** begin RECORDS **

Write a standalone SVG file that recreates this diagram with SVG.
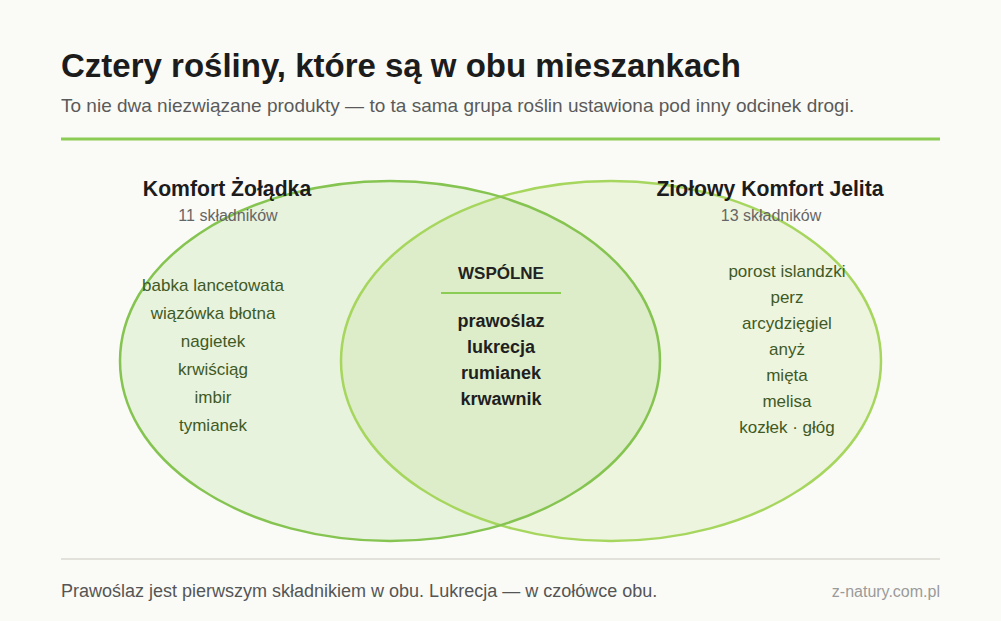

** end RECORDS **
** begin RECORDS **

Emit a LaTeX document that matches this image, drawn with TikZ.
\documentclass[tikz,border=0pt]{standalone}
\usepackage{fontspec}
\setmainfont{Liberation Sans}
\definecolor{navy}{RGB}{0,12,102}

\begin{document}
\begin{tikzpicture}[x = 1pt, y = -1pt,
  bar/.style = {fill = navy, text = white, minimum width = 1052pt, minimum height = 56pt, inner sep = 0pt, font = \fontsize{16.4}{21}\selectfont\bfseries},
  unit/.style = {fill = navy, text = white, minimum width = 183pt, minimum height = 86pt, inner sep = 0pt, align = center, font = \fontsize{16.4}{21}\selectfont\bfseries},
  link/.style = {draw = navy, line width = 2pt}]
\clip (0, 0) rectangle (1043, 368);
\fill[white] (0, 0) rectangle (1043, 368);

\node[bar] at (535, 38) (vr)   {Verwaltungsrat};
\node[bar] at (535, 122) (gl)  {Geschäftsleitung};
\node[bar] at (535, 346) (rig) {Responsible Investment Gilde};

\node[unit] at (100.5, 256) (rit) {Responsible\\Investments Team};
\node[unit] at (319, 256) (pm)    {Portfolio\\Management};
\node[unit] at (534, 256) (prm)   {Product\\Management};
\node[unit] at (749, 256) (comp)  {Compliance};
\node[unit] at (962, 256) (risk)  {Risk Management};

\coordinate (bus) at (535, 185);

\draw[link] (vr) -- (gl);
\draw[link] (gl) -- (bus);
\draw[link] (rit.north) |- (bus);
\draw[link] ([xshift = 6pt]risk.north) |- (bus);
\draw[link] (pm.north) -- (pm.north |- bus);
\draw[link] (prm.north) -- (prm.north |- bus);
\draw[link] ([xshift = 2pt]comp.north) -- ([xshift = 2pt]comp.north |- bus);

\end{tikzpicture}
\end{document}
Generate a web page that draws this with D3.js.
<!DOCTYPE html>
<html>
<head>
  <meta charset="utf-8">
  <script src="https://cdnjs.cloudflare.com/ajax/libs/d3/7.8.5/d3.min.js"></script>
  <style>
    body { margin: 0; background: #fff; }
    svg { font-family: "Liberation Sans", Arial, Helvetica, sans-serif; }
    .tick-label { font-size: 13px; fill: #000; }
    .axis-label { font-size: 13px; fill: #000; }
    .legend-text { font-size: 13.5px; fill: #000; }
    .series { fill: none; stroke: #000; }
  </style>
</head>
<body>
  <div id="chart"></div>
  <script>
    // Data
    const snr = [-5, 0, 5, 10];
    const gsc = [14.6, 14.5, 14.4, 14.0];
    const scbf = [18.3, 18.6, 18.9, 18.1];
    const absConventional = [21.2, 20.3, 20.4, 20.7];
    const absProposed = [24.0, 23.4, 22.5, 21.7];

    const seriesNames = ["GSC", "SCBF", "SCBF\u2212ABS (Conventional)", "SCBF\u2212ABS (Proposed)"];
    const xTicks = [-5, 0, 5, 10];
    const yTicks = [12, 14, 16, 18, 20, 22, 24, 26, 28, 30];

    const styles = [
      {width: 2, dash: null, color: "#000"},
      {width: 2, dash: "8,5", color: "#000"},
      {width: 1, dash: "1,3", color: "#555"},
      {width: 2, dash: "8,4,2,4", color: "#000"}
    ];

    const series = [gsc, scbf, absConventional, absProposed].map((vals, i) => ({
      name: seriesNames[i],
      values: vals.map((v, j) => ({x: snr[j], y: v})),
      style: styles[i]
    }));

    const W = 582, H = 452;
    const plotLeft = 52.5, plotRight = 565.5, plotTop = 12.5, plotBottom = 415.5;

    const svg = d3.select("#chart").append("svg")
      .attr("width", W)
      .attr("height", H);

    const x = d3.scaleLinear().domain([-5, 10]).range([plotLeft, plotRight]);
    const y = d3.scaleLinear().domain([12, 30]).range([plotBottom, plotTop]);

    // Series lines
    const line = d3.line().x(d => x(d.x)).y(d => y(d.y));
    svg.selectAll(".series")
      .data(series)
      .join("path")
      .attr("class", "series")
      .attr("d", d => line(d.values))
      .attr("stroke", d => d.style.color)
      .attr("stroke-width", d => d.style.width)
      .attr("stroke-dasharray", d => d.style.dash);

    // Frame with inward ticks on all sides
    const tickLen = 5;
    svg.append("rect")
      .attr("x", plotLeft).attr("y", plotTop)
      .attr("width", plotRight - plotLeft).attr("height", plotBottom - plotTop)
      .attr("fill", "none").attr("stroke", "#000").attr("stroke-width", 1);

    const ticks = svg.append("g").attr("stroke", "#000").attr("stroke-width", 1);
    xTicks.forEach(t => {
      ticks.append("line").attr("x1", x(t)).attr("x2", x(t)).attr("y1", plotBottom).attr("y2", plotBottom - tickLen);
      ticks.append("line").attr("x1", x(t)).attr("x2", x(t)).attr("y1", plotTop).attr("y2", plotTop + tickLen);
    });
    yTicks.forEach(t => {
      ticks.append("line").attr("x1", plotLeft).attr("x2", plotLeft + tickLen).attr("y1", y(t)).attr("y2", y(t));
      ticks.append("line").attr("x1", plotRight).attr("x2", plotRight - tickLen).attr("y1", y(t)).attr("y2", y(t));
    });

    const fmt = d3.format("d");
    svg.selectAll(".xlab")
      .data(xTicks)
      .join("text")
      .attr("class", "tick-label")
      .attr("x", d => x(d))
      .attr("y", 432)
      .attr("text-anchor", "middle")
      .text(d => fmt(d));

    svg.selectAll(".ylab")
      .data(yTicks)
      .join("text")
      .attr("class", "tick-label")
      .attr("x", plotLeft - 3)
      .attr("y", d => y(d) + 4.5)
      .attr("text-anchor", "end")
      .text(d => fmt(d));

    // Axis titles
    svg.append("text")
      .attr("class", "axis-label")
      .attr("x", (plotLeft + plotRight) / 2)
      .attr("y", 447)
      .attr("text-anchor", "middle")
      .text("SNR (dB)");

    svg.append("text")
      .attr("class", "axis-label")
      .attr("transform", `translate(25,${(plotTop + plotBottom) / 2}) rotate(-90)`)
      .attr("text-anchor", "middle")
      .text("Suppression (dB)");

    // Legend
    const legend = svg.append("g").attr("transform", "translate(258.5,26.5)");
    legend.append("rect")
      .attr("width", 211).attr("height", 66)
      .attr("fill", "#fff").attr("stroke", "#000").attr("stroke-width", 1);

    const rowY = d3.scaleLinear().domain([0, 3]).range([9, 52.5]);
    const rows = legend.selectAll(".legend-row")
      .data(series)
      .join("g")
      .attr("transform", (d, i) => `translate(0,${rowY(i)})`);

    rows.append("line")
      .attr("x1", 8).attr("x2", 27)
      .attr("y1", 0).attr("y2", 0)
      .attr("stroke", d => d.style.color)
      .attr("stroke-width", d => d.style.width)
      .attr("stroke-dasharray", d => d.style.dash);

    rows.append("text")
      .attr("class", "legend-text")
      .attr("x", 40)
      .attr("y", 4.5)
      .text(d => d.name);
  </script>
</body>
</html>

** end RECORDS **

◆ STATED EXERCISE:
Give the exact lines, and only those, from the line containing "Emit a LaTeX" through the line containing "at (962, 256)" in the entries above.

◆ WRITTEN REPLY:
Emit a LaTeX document that matches this image, drawn with TikZ.
\documentclass[tikz,border=0pt]{standalone}
\usepackage{fontspec}
\setmainfont{Liberation Sans}
\definecolor{navy}{RGB}{0,12,102}

\begin{document}
\begin{tikzpicture}[x = 1pt, y = -1pt,
  bar/.style = {fill = navy, text = white, minimum width = 1052pt, minimum height = 56pt, inner sep = 0pt, font = \fontsize{16.4}{21}\selectfont\bfseries},
  unit/.style = {fill = navy, text = white, minimum width = 183pt, minimum height = 86pt, inner sep = 0pt, align = center, font = \fontsize{16.4}{21}\selectfont\bfseries},
  link/.style = {draw = navy, line width = 2pt}]
\clip (0, 0) rectangle (1043, 368);
\fill[white] (0, 0) rectangle (1043, 368);

\node[bar] at (535, 38) (vr)   {Verwaltungsrat};
\node[bar] at (535, 122) (gl)  {Geschäftsleitung};
\node[bar] at (535, 346) (rig) {Responsible Investment Gilde};

\node[unit] at (100.5, 256) (rit) {Responsible\\Investments Team};
\node[unit] at (319, 256) (pm)    {Portfolio\\Management};
\node[unit] at (534, 256) (prm)   {Product\\Management};
\node[unit] at (749, 256) (comp)  {Compliance};
\node[unit] at (962, 256) (risk)  {Risk Management};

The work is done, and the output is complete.